DATA SHOWN
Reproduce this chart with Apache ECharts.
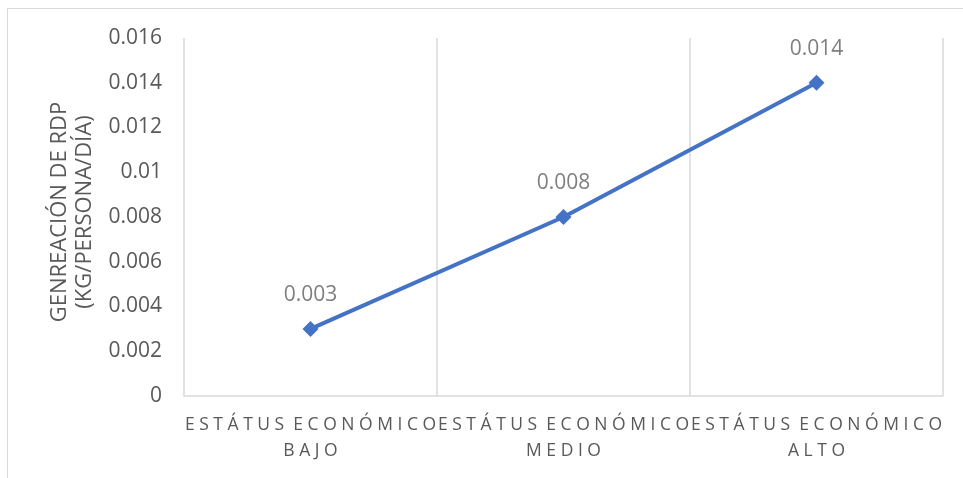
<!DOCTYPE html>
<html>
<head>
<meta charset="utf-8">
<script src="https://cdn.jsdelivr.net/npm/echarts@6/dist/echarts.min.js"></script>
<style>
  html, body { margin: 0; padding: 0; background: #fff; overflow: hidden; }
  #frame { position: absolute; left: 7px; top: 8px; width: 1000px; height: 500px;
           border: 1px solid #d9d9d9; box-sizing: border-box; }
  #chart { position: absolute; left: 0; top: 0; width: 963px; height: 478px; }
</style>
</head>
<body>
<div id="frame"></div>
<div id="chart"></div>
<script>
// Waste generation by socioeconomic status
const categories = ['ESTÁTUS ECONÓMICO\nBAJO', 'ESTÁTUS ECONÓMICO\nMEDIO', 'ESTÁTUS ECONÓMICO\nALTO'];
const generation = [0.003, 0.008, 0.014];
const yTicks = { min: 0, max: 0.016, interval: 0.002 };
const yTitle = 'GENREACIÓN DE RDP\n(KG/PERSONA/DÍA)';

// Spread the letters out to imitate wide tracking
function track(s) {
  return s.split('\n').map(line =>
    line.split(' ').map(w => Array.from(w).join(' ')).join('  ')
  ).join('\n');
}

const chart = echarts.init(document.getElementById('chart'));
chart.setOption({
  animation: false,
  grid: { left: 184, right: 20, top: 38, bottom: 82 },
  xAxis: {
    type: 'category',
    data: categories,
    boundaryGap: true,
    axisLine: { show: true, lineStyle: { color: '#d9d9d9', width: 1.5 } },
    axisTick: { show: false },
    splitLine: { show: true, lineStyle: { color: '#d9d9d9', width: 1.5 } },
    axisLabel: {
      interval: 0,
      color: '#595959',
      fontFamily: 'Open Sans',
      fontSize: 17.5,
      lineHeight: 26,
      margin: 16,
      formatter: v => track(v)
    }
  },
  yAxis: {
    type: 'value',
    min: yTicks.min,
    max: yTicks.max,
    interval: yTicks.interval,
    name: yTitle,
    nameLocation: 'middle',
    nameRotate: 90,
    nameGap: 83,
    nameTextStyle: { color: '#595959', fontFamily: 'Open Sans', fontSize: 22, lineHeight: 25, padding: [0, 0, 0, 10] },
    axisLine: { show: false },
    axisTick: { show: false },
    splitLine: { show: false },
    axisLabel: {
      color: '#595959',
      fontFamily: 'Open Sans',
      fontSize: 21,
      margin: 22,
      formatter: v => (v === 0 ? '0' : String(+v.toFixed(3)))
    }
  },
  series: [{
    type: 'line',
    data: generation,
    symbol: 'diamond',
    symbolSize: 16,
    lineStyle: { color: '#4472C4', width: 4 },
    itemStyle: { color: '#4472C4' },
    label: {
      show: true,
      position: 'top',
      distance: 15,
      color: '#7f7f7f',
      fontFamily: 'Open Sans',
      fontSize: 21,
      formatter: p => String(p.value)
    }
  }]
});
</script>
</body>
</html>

WHAT YOU NEED TO DO
Quote the material exactly. Pictures stay out.

COMPLETE OUTPUT
Reproduce this chart with Apache ECharts.
<!DOCTYPE html>
<html>
<head>
<meta charset="utf-8">
<script src="https://cdn.jsdelivr.net/npm/echarts@6/dist/echarts.min.js"></script>
<style>
  html, body { margin: 0; padding: 0; background: #fff; overflow: hidden; }
  #frame { position: absolute; left: 7px; top: 8px; width: 1000px; height: 500px;
           border: 1px solid #d9d9d9; box-sizing: border-box; }
  #chart { position: absolute; left: 0; top: 0; width: 963px; height: 478px; }
</style>
</head>
<body>
<div id="frame"></div>
<div id="chart"></div>
<script>
// Waste generation by socioeconomic status
const categories = ['ESTÁTUS ECONÓMICO\nBAJO', 'ESTÁTUS ECONÓMICO\nMEDIO', 'ESTÁTUS ECONÓMICO\nALTO'];
const generation = [0.003, 0.008, 0.014];
const yTicks = { min: 0, max: 0.016, interval: 0.002 };
const yTitle = 'GENREACIÓN DE RDP\n(KG/PERSONA/DÍA)';

// Spread the letters out to imitate wide tracking
function track(s) {
  return s.split('\n').map(line =>
    line.split(' ').map(w => Array.from(w).join(' ')).join('  ')
  ).join('\n');
}

const chart = echarts.init(document.getElementById('chart'));
chart.setOption({
  animation: false,
  grid: { left: 184, right: 20, top: 38, bottom: 82 },
  xAxis: {
    type: 'category',
    data: categories,
    boundaryGap: true,
    axisLine: { show: true, lineStyle: { color: '#d9d9d9', width: 1.5 } },
    axisTick: { show: false },
    splitLine: { show: true, lineStyle: { color: '#d9d9d9', width: 1.5 } },
    axisLabel: {
      interval: 0,
      color: '#595959',
      fontFamily: 'Open Sans',
      fontSize: 17.5,
      lineHeight: 26,
      margin: 16,
      formatter: v => track(v)
    }
  },
  yAxis: {
    type: 'value',
    min: yTicks.min,
    max: yTicks.max,
    interval: yTicks.interval,
    name: yTitle,
    nameLocation: 'middle',
    nameRotate: 90,
    nameGap: 83,
    nameTextStyle: { color: '#595959', fontFamily: 'Open Sans', fontSize: 22, lineHeight: 25, padding: [0, 0, 0, 10] },
    axisLine: { show: false },
    axisTick: { show: false },
    splitLine: { show: false },
    axisLabel: {
      color: '#595959',
      fontFamily: 'Open Sans',
      fontSize: 21,
      margin: 22,
      formatter: v => (v === 0 ? '0' : String(+v.toFixed(3)))
    }
  },
  series: [{
    type: 'line',
    data: generation,
    symbol: 'diamond',
    symbolSize: 16,
    lineStyle: { color: '#4472C4', width: 4 },
    itemStyle: { color: '#4472C4' },
    label: {
      show: true,
      position: 'top',
      distance: 15,
      color: '#7f7f7f',
      fontFamily: 'Open Sans',
      fontSize: 21,
      formatter: p => String(p.value)
    }
  }]
});
</script>
</body>
</html>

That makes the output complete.